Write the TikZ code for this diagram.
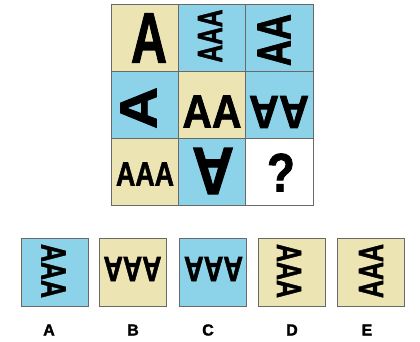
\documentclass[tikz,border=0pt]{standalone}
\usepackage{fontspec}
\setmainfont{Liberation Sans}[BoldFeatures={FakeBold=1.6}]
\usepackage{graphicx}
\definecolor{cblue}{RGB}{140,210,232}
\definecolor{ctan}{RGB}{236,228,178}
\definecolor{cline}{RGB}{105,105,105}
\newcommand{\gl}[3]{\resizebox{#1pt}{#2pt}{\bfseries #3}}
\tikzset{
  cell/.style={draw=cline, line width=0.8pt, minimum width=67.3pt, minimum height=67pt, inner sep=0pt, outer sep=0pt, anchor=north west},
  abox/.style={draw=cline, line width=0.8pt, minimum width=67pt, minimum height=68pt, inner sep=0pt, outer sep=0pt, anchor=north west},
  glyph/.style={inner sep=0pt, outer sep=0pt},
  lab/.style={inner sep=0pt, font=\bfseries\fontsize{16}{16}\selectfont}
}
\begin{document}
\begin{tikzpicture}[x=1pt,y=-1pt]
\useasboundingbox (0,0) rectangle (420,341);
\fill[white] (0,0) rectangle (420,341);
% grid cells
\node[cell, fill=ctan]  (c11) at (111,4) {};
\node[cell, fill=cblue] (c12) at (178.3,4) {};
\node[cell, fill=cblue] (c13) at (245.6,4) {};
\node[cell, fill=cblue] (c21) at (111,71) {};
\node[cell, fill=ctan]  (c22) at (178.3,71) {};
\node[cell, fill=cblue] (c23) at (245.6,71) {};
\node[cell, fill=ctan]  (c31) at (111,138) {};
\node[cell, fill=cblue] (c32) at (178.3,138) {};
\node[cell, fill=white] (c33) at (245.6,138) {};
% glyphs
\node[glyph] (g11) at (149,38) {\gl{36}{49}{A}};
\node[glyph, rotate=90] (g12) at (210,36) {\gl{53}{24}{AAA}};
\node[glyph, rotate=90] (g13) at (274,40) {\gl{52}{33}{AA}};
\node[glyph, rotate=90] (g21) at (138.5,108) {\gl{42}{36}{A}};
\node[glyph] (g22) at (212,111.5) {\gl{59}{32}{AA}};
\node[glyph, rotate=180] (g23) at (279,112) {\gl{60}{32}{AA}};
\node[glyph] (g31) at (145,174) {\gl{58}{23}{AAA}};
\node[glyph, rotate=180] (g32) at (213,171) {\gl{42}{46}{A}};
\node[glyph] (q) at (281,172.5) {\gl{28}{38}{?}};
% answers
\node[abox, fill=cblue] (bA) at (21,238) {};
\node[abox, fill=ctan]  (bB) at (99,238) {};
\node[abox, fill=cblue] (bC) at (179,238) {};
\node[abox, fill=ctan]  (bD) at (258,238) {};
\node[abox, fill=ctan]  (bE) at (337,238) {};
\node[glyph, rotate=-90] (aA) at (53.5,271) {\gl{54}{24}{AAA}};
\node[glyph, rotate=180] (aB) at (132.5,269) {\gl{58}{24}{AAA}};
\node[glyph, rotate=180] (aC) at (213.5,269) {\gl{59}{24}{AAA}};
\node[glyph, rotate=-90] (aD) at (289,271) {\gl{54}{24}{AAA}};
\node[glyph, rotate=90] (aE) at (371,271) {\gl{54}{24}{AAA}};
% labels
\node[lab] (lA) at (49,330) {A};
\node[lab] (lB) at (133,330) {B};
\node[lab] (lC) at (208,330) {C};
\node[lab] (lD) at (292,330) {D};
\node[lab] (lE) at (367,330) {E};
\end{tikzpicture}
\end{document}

▸ What you are asked to do
Take the data above and repeat it exactly, leaving each picture out.

▸ Completed exercise
Write the TikZ code for this diagram.
\documentclass[tikz,border=0pt]{standalone}
\usepackage{fontspec}
\setmainfont{Liberation Sans}[BoldFeatures={FakeBold=1.6}]
\usepackage{graphicx}
\definecolor{cblue}{RGB}{140,210,232}
\definecolor{ctan}{RGB}{236,228,178}
\definecolor{cline}{RGB}{105,105,105}
\newcommand{\gl}[3]{\resizebox{#1pt}{#2pt}{\bfseries #3}}
\tikzset{
  cell/.style={draw=cline, line width=0.8pt, minimum width=67.3pt, minimum height=67pt, inner sep=0pt, outer sep=0pt, anchor=north west},
  abox/.style={draw=cline, line width=0.8pt, minimum width=67pt, minimum height=68pt, inner sep=0pt, outer sep=0pt, anchor=north west},
  glyph/.style={inner sep=0pt, outer sep=0pt},
  lab/.style={inner sep=0pt, font=\bfseries\fontsize{16}{16}\selectfont}
}
\begin{document}
\begin{tikzpicture}[x=1pt,y=-1pt]
\useasboundingbox (0,0) rectangle (420,341);
\fill[white] (0,0) rectangle (420,341);
% grid cells
\node[cell, fill=ctan]  (c11) at (111,4) {};
\node[cell, fill=cblue] (c12) at (178.3,4) {};
\node[cell, fill=cblue] (c13) at (245.6,4) {};
\node[cell, fill=cblue] (c21) at (111,71) {};
\node[cell, fill=ctan]  (c22) at (178.3,71) {};
\node[cell, fill=cblue] (c23) at (245.6,71) {};
\node[cell, fill=ctan]  (c31) at (111,138) {};
\node[cell, fill=cblue] (c32) at (178.3,138) {};
\node[cell, fill=white] (c33) at (245.6,138) {};
% glyphs
\node[glyph] (g11) at (149,38) {\gl{36}{49}{A}};
\node[glyph, rotate=90] (g12) at (210,36) {\gl{53}{24}{AAA}};
\node[glyph, rotate=90] (g13) at (274,40) {\gl{52}{33}{AA}};
\node[glyph, rotate=90] (g21) at (138.5,108) {\gl{42}{36}{A}};
\node[glyph] (g22) at (212,111.5) {\gl{59}{32}{AA}};
\node[glyph, rotate=180] (g23) at (279,112) {\gl{60}{32}{AA}};
\node[glyph] (g31) at (145,174) {\gl{58}{23}{AAA}};
\node[glyph, rotate=180] (g32) at (213,171) {\gl{42}{46}{A}};
\node[glyph] (q) at (281,172.5) {\gl{28}{38}{?}};
% answers
\node[abox, fill=cblue] (bA) at (21,238) {};
\node[abox, fill=ctan]  (bB) at (99,238) {};
\node[abox, fill=cblue] (bC) at (179,238) {};
\node[abox, fill=ctan]  (bD) at (258,238) {};
\node[abox, fill=ctan]  (bE) at (337,238) {};
\node[glyph, rotate=-90] (aA) at (53.5,271) {\gl{54}{24}{AAA}};
\node[glyph, rotate=180] (aB) at (132.5,269) {\gl{58}{24}{AAA}};
\node[glyph, rotate=180] (aC) at (213.5,269) {\gl{59}{24}{AAA}};
\node[glyph, rotate=-90] (aD) at (289,271) {\gl{54}{24}{AAA}};
\node[glyph, rotate=90] (aE) at (371,271) {\gl{54}{24}{AAA}};
% labels
\node[lab] (lA) at (49,330) {A};
\node[lab] (lB) at (133,330) {B};
\node[lab] (lC) at (208,330) {C};
\node[lab] (lD) at (292,330) {D};
\node[lab] (lE) at (367,330) {E};
\end{tikzpicture}
\end{document}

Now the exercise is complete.